The 33rd Annual Conference of the Orton Dyslexia Society was greatly enhanced by your sensitive and provocative keynote address. The response by the audience was extremely positive.
John Merrow began his career as an education reporter with National Public Radio with the weekly series, Options in Education, for which he received the George Polk Award in 1982. For over four decades, he served as Education Correspondent for PBS NewsHour and host of his own documentary PBS series, The Merrow Report.

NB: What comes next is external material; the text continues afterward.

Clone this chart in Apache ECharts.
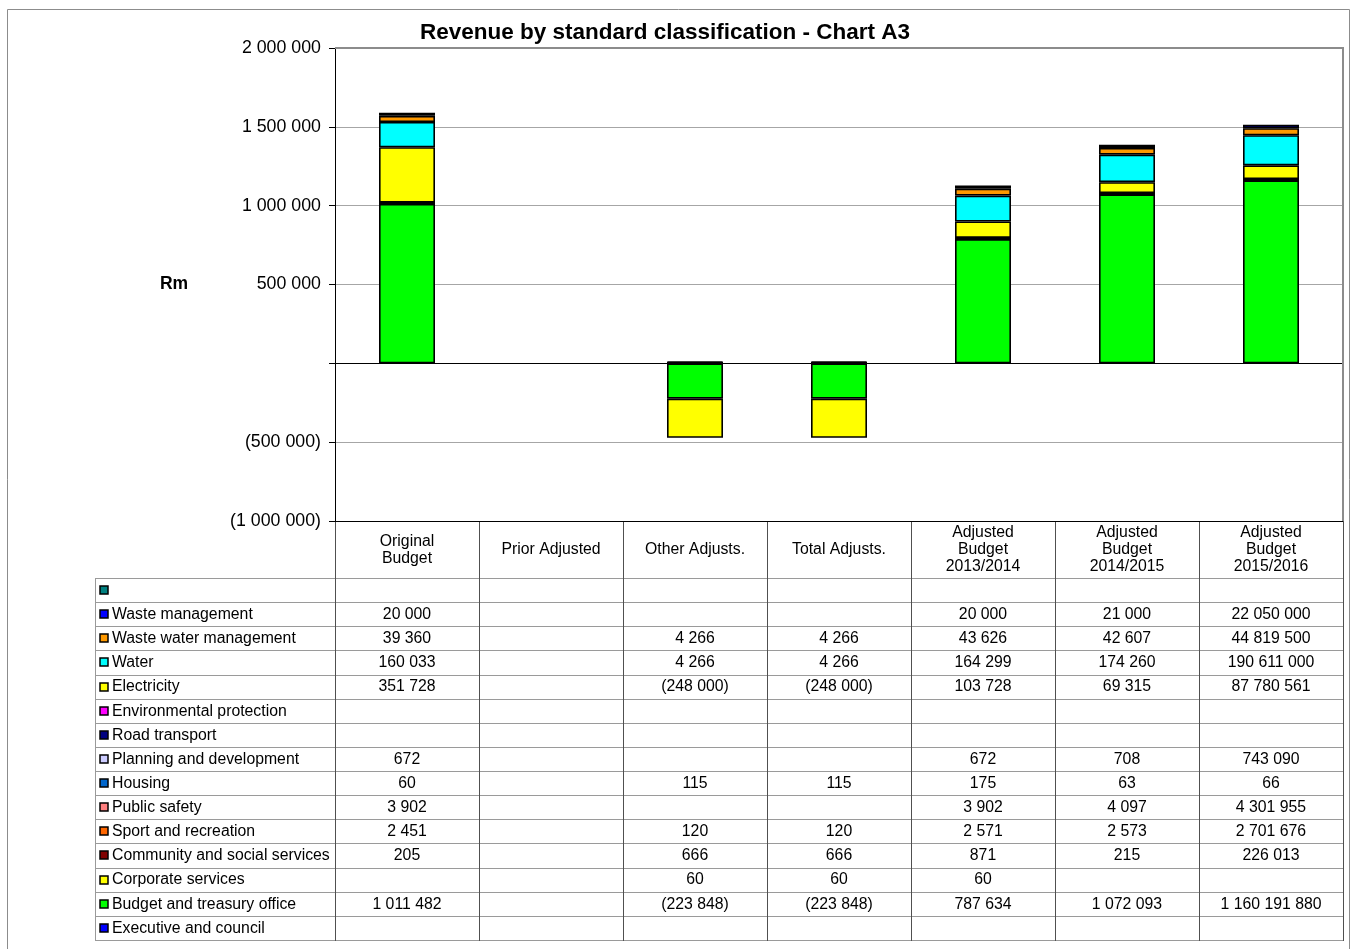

His varied reporting was on the forefront of education journalism: He was the first NPR reporter to gain entrance to the People's Republic of China (1976); the first to videotape the college admission process (Williams College, 1985), and the initial force in exposing the illicit financial relationship between CHADD, a child advocacy group, and Ciba-Geigy, the pharmaceutical company that produces the A.D.D. drug Ritalin (1996). Merrow's work took him to all 50 states and a half dozen countries, from community colleges to kindergarten classrooms, from the front lines of teacher protests to policy debates on Capitol Hill. At the time of his retirement in late 2015, Merrow was the only reporter to have interviewed every U.S. Secretary of Education.

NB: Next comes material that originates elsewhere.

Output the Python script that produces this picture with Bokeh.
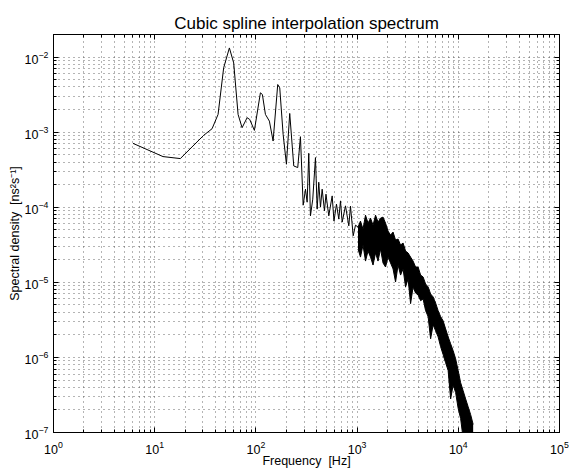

For his reporting, he received two George Foster Peabody Awards, the George Polk Award, Emmy nominations in 1984, 2005, and 2007, four CINE Golden Eagles, and numerous awards from the Education Writers Association. he is the author of Addicted to Reform: A 12-Step Program to Rescue Public Education (2017); The Influence of Teachers (2011); Choosing Excellence (2001), and co-editor of Declining by Degrees (2005). John Merrow also maintains a weekly blog, themerrowreport.com.

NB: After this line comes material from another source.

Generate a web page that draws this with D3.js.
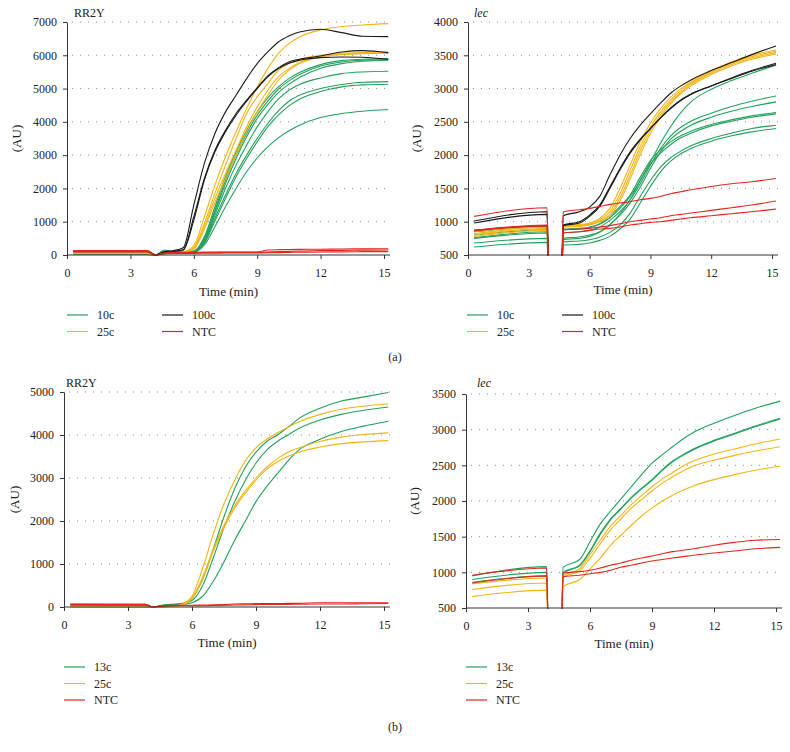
<!DOCTYPE html>
<html>
<head>
<meta charset="utf-8">
<script src="https://cdn.jsdelivr.net/npm/d3@7"></script>
<style>
  body { margin: 0; background: #fff; }
  svg { display: block; }
</style>
</head>
<body>
<svg id="chart" width="790" height="752" style="font-family: 'Liberation Serif', 'DejaVu Serif', serif;"></svg>
<script>
// sample times (min)
const timesRR = [0.3, 3.8, 4.2, 4.6, 5.0, 5.5, 6.0, 6.5, 7.0, 7.5, 8.0, 8.5, 9.0, 9.5, 10, 10.5, 11, 12, 13, 14, 15.2];
const timesLec = [0.3, 3.9, 4.0, 4.6, 4.7, 5.5, 6.0, 6.5, 7.0, 7.5, 8.0, 8.5, 9.0, 9.5, 10, 10.5, 11, 12, 13, 14, 15.2];

// (a) RR2Y
const rrA_10c = [
  [40,40,0,150,100,100, 120,550,1450,2350,3100,3750,4300,4720,5050,5300,5480,5720,5840,5880,5900],
  [40,40,0,120,90,90, 110,500,1350,2250,3000,3650,4200,4620,4980,5230,5420,5680,5800,5850,5870],
  [30,30,0,100,80,90, 100,460,1280,2150,2900,3550,4100,4520,4880,5130,5330,5610,5750,5820,5850],
  [30,30,0,90,80,80, 100,420,1200,2000,2700,3300,3850,4300,4680,4950,5120,5320,5450,5500,5520],
  [20,20,0,80,70,80, 90,380,1100,1800,2450,3000,3500,3950,4330,4620,4800,5000,5120,5190,5210],
  [20,20,0,80,70,70, 90,350,1020,1700,2350,2900,3400,3850,4200,4480,4680,4910,5050,5110,5130],
  [20,20,0,70,60,70, 80,300,850,1450,2000,2500,2920,3250,3520,3730,3900,4130,4250,4320,4370]
];
const rrA_25c = [
  [60,60,0,50,80,100, 280,1150,2100,2950,3700,4400,5050,5600,6050,6350,6550,6760,6860,6910,6950],
  [50,50,0,50,70,90, 230,950,1850,2700,3500,4250,4750,5150,5550,5750,5880,6000,6060,6080,6100],
  [50,50,0,40,60,80, 200,850,1700,2450,3150,3850,4450,4950,5350,5600,5780,5950,6020,6050,6060],
  [40,40,0,40,60,80, 170,780,1580,2300,3000,3700,4300,4800,5250,5550,5750,5950,6030,6060,6070]
];
const rrA_100c = [
  [120,120,0,100,130,220, 1500,2750,3650,4300,4800,5300,5750,6100,6400,6580,6700,6780,6680,6570,6560],
  [110,110,0,80,110,160, 1150,2300,3150,3750,4250,4650,5020,5380,5620,5800,5880,5980,6100,6140,6080],
  [100,100,0,80,100,150, 1050,2250,3100,3700,4200,4620,5000,5350,5600,5760,5850,5930,5950,5940,5880]
];
const rrA_NTC = [
  [130,130,0,60,80,80, 80,85,85,90,90,90,90,150,160,165,170,175,180,185,190],
  [110,110,0,50,70,70, 70,75,75,80,80,80,80,90,100,110,120,130,140,145,150],
  [90,90,0,40,50,50, 50,55,55,60,60,60,60,70,70,80,85,90,95,100,100]
];

// (a) lec
const lecA_10c = [
  [850,920,0,0,880,890,910,960,1060,1200,1380,1620,1900,2180,2430,2640,2800,2990,3120,3230,3350],
  [800,880,0,0,830,850,870,920,1020,1150,1330,1570,1850,2100,2290,2420,2510,2630,2730,2810,2890],
  [760,850,0,0,750,770,800,850,960,1100,1280,1520,1800,2050,2240,2360,2450,2570,2660,2730,2800],
  [870,930,0,0,890,900,920,970,1080,1230,1400,1670,1920,2080,2200,2290,2360,2460,2530,2590,2640],
  [750,830,0,0,730,750,780,840,950,1120,1330,1620,1870,2030,2160,2260,2330,2440,2510,2570,2620],
  [680,750,0,0,700,710,730,770,840,950,1130,1380,1620,1820,1960,2060,2140,2250,2330,2400,2450],
  [620,690,0,0,650,660,680,720,780,890,1040,1280,1530,1750,1910,2020,2100,2210,2290,2350,2400]
];
const lecA_25c = [
  [800,900,0,0,950,960,980,1050,1200,1500,1850,2200,2480,2700,2870,3000,3100,3270,3400,3500,3580],
  [820,920,0,0,940,950,970,1030,1150,1420,1770,2130,2420,2650,2830,2970,3080,3250,3380,3480,3560],
  [850,930,0,0,930,940,960,1010,1110,1360,1700,2070,2370,2610,2800,2940,3060,3230,3360,3460,3540],
  [780,870,0,0,920,930,950,1000,1080,1310,1640,2010,2320,2570,2770,2920,3040,3210,3340,3440,3520]
];
const lecA_100c = [
  [1010,1150,0,0,1090,1150,1220,1380,1700,2000,2250,2450,2620,2780,2930,3040,3130,3270,3390,3510,3640],
  [980,1110,0,0,950,1000,1100,1250,1520,1800,2050,2240,2400,2560,2710,2830,2920,3040,3150,3260,3360],
  [870,940,0,0,940,980,1080,1230,1500,1780,2030,2230,2400,2560,2700,2820,2910,3040,3160,3270,3380]
];
const lecA_NTC = [
  [1080,1210,0,0,1150,1180,1200,1230,1260,1280,1300,1330,1350,1380,1420,1450,1480,1530,1570,1600,1650],
  [870,950,0,0,880,890,900,920,940,970,1000,1020,1040,1060,1090,1110,1130,1170,1210,1250,1310],
  [860,940,0,0,830,850,870,890,900,920,950,970,990,1000,1020,1040,1060,1090,1120,1150,1190]
];

// (b) RR2Y
const rrB_13c = [
  [70,60,0,40,60,80, 200,650,1350,2100,2750,3250,3600,3850,4000,4180,4380,4620,4790,4880,4990],
  [60,50,0,40,50,70, 150,500,1150,1850,2450,2950,3350,3650,3850,4000,4150,4350,4480,4570,4650],
  [50,50,0,30,50,60, 100,250,600,1050,1550,2000,2450,2800,3100,3400,3650,3900,4080,4200,4320]
];
const rrB_25c = [
  [0,0,0,0,10,60, 250,900,1700,2400,2950,3400,3700,3900,4050,4180,4300,4480,4600,4670,4720],
  [0,0,0,0,10,50, 200,700,1350,1900,2350,2700,3000,3250,3450,3600,3700,3850,3950,4010,4050],
  [0,0,0,0,10,40, 200,650,1300,1850,2300,2650,2950,3200,3380,3500,3600,3720,3800,3840,3870]
];
const rrB_NTC = [
  [60,60,0,30,40,40, 40,45,50,55,70,75,80,80,80,85,85,100,100,100,100],
  [40,40,0,20,30,30, 30,30,35,40,45,50,55,60,60,60,65,70,70,75,80]
];

// (b) lec
const lecB_13c = [
  [950,1080,0,0,1070,1180,1430,1680,1860,2030,2200,2370,2530,2650,2760,2870,2960,3090,3200,3300,3400],
  [900,1000,0,0,1000,1100,1300,1550,1750,1900,2050,2180,2300,2440,2560,2650,2730,2850,2950,3050,3160],
  [860,950,0,0,990,1090,1290,1530,1740,1890,2040,2170,2290,2430,2550,2640,2720,2840,2940,3040,3150]
];
const lecB_25c = [
  [840,920,0,0,950,1050,1250,1450,1650,1800,1950,2080,2200,2310,2400,2490,2560,2660,2730,2800,2870],
  [760,850,0,0,930,1020,1200,1400,1600,1750,1900,2020,2140,2250,2340,2420,2490,2570,2640,2700,2760],
  [660,750,0,0,800,900,1050,1200,1380,1520,1660,1790,1900,2000,2080,2150,2210,2300,2370,2430,2490]
];
const lecB_NTC = [
  [960,1060,0,0,990,1010,1030,1060,1100,1130,1170,1200,1230,1260,1290,1310,1330,1380,1420,1450,1460],
  [850,950,0,0,940,960,980,1000,1030,1070,1100,1130,1160,1180,1200,1220,1240,1270,1300,1330,1350]
];

const xTicks = [0, 3, 6, 9, 12, 15];
const colors = { "10c": "#22a05b", "13c": "#22a05b", "25c": "#f2b515", "100c": "#1a1a1a", "NTC": "#e3261e" };
const font = "'Liberation Serif', 'DejaVu Serif', serif";

const panels = [
  { title: "RR2Y", italic: false, times: timesRR, yDomain: [0, 7000], yTicks: d3.range(0, 7001, 1000),
    x0: 67, x1: 384, yTop: 22, yBot: 255, titleX: 74, titleY: 17, auX: 21, timeY: 296,
    series: [["10c", rrA_10c], ["25c", rrA_25c], ["100c", rrA_100c], ["NTC", rrA_NTC]],
    legend: [["10c", 0, 0], ["25c", 0, 1], ["100c", 1, 0], ["NTC", 1, 1]], legX: [67, 162], legY: 315 },
  { title: "lec", italic: true, times: timesLec, yDomain: [500, 4000], yTicks: d3.range(500, 4001, 500),
    x0: 468, x1: 772, yTop: 22, yBot: 255, titleX: 474, titleY: 17, auX: 421, timeY: 294,
    series: [["10c", lecA_10c], ["25c", lecA_25c], ["100c", lecA_100c], ["NTC", lecA_NTC]],
    legend: [["10c", 0, 0], ["25c", 0, 1], ["100c", 1, 0], ["NTC", 1, 1]], legX: [467, 562], legY: 315 },
  { title: "RR2Y", italic: false, times: timesRR, yDomain: [0, 5000], yTicks: d3.range(0, 5001, 1000),
    x0: 64, x1: 384, yTop: 392, yBot: 607, titleX: 66, titleY: 387, auX: 19, timeY: 647,
    series: [["13c", rrB_13c], ["25c", rrB_25c], ["NTC", rrB_NTC]],
    legend: [["13c", 0, 0], ["25c", 0, 1], ["NTC", 0, 2]], legX: [64], legY: 667 },
  { title: "lec", italic: true, times: timesLec, yDomain: [500, 3500], yTicks: d3.range(500, 3501, 500),
    x0: 466, x1: 776, yTop: 394, yBot: 608, titleX: 477, titleY: 387, auX: 419, timeY: 648,
    series: [["13c", lecB_13c], ["25c", lecB_25c], ["NTC", lecB_NTC]],
    legend: [["13c", 0, 0], ["25c", 0, 1], ["NTC", 0, 2]], legX: [466], legY: 667 }
];

const svg = d3.select("#chart");

panels.forEach((p, pi) => {
  const g = svg.append("g");
  const x = d3.scaleLinear().domain([0, 15]).range([p.x0, p.x1]);
  const y = d3.scaleLinear().domain(p.yDomain).range([p.yBot, p.yTop]);

  // dotted grid
  g.selectAll("line.grid").data(p.yTicks.slice(1)).join("line")
    .attr("class", "grid")
    .attr("x1", p.x0 + 5).attr("x2", p.x1 + 6)
    .attr("y1", d => y(d)).attr("y2", d => y(d))
    .attr("stroke", "#8a8a8a").attr("stroke-width", 1)
    .attr("stroke-dasharray", "1,7");

  const clipId = "clip" + pi;
  svg.append("clipPath").attr("id", clipId).append("rect")
    .attr("x", p.x0).attr("y", p.yTop - 6)
    .attr("width", p.x1 - p.x0 + 12).attr("height", p.yBot - p.yTop + 7);

  const line = d3.line()
    .x((d, i) => x(p.times[i]))
    .y(d => y(d))
    .curve(d3.curveMonotoneX);

  const lg = g.append("g").attr("clip-path", `url(#${clipId})`);
  p.series.forEach(([name, curves]) => {
    lg.selectAll(null).data(curves).join("path")
      .attr("d", line)
      .attr("fill", "none")
      .attr("stroke", colors[name])
      .attr("stroke-width", 1.1);
  });

  // axes
  const gx = g.append("g").attr("transform", `translate(0,${p.yBot})`)
    .call(d3.axisBottom(x).tickValues(xTicks).tickSize(4).tickPadding(9).tickSizeOuter(0));
  gx.select(".domain").remove();
  gx.append("line").attr("x1", p.x0).attr("x2", p.x1 + 6).attr("stroke", "#333");

  const gy = g.append("g").attr("transform", `translate(${p.x0},0)`)
    .call(d3.axisLeft(y).tickValues(p.yTicks).tickFormat(d3.format("d"))
      .tickSize(4).tickPadding(6).tickSizeOuter(0));
  [gx, gy].forEach(a => a.attr("font-size", 12).attr("font-family", font));
  g.selectAll(".domain, .tick line").attr("stroke", "#333");
  g.selectAll(".tick text").attr("fill", "#222");

  // labels
  g.append("text").attr("x", p.titleX).attr("y", p.titleY)
    .attr("font-family", font).attr("font-size", 12)
    .attr("font-style", p.italic ? "italic" : null).attr("fill", "#222")
    .text(p.title);
  g.append("text")
    .attr("transform", `translate(${p.auX},${(p.yTop + p.yBot) / 2}) rotate(-90)`)
    .attr("text-anchor", "middle").attr("font-family", font).attr("font-size", 13).attr("fill", "#222")
    .text("(AU)");
  g.append("text").attr("x", (p.x0 + p.x1) / 2 + 3).attr("y", p.timeY)
    .attr("text-anchor", "middle").attr("font-family", font).attr("font-size", 13).attr("fill", "#222")
    .text("Time (min)");

  // legend
  const leg = g.selectAll("g.leg").data(p.legend).join("g")
    .attr("class", "leg")
    .attr("transform", d => `translate(${p.legX[d[1]]},${p.legY + d[2] * 16.5})`);
  leg.append("line").attr("x1", 0).attr("x2", 21)
    .attr("stroke", d => colors[d[0]]).attr("stroke-width", 1.2);
  leg.append("text").attr("x", 30).attr("y", 4)
    .attr("font-family", font).attr("font-size", 12).attr("fill", "#222")
    .text(d => d[0]);
});

svg.append("text").attr("x", 395).attr("y", 361).attr("text-anchor", "middle")
  .attr("font-family", font).attr("font-size", 12).attr("fill", "#222").text("(a)");
svg.append("text").attr("x", 395).attr("y", 731).attr("text-anchor", "middle")
  .attr("font-family", font).attr("font-size", 12).attr("fill", "#222").text("(b)");
</script>
</body>
</html>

Merrow earned a B.A. from Dartmouth College, an M.A. in American Studies from Indiana University, and a doctorate in Education and Social Policy from the Harvard Graduate School of Education. He received the McGraw Prize in Education in 2012, a Lifetime Achievement Award From the Academy Of Education Arts And Sciences in 2012, the James L. Fisher Award for Distinguished Service to Education in 2000, the HGSE Alumni Council Award for Outstanding Contributions to Education in 2006, The Horace Dutton Taft Medal in 2010, and honorary doctorates from Richard Stockton College (NJ) and Paul Smith's College (NY).
He lives in New York City with his wife, Joan Lonergan.